You should always file a return (or extension), even if you cannot pay the full amount due because there is a penalty for not filing a return.
When to file extension.
You must request the automatic extension by the due date (April 15) for your return. Contact us if you would like us to file an extension for you. You can then file your return any time before the 6-month extension period (October 15) ends. When you later file your return, any payment made with your extension is applied against your total tax.
By law, the IRS may assess penalties for both failing to file a tax return and for failing to pay taxes owed by the deadline.

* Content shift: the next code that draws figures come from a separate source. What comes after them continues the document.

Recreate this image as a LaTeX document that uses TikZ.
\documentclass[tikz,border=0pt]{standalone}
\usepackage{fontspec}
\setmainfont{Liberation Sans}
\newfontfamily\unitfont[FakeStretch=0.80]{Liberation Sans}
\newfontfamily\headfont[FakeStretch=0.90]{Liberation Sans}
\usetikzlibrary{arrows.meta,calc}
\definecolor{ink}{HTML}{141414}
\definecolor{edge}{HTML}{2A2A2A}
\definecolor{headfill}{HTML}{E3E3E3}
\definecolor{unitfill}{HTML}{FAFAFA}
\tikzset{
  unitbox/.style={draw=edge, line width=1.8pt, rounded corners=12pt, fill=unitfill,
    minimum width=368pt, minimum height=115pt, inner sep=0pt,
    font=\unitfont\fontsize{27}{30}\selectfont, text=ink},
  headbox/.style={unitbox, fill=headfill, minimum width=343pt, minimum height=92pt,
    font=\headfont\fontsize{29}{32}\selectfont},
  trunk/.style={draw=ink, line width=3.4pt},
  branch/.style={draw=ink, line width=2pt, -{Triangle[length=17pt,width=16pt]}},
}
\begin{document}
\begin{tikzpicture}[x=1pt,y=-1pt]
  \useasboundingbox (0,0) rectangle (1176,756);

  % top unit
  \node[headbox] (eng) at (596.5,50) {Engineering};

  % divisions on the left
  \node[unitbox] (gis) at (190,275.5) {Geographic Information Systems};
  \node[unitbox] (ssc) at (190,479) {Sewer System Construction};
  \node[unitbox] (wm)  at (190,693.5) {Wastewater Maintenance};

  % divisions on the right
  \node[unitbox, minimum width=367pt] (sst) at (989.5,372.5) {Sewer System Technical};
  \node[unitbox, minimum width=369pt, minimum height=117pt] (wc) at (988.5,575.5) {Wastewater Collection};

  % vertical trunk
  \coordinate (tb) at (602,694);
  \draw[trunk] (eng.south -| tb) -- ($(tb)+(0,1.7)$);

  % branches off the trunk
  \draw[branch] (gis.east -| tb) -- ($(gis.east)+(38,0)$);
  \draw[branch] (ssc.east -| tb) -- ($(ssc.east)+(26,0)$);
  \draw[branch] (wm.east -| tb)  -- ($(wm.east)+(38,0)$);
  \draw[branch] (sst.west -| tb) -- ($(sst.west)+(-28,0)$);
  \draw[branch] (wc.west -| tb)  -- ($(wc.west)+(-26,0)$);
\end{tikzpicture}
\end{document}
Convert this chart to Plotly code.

Filing return late. If you do not file your return by the due date, you may have to pay a failure-to-file penalty. However, by properly filing an extension, you will avoid this penalty.
Paying tax late. If you are not able to pay the tax you owe by April 15, the balance due is subject to interest and penalty. A failure-to-pay penalty applies for each month, or portion of a month, after the due date that the tax is not paid.
Any payment with an extension request will reduce or eliminate interest and late-payment penalties that apply to payments made after April 15.
Important points about penalties for filing or paying late:
• A failure-to-file penalty may apply if you did not file by the tax filing deadline.
• A failure-to-pay penalty may apply if you did not pay all of the taxes you owe by the tax filing deadline.
• The failure-to-file penalty is generally more than the failure-to-pay penalty. • The penalty for filing late is normally 5% of the unpaid tax for each month or part of a month that a tax return is late. That penalty starts accruing the day after the tax filing due date and will not exceed 25% of your unpaid taxes. • If you do not pay your taxes by the tax deadline, you normally will face a failure-to-pay penalty of ½ of 1% (0.50%) of your unpaid tax. This penalty applies for each month or part of a month after the due date and starts accruing the day after the tax-filing due date.
• If you timely requested an extension of time to file your individual income tax return and paid at least 90% of the tax you owe with your request, you may not face a failure-to-pay penalty. However, you must pay any remaining balance due by the extended due date.
• If both the 5% failure-to-file penalty and the ½% failure-to-pay penalties apply in any month, the maximum penalty that you will pay for both is 5%.
• If you file your return more than 60 days after the due date or extended due date, the minimum penalty is the smaller of $435 or 100% of the unpaid tax.
• The current interest rate is 5% per year, compounded daily.
• You will not have to pay a late-filing or late-payment penalty if you can show reasonable cause for not filing or paying on time.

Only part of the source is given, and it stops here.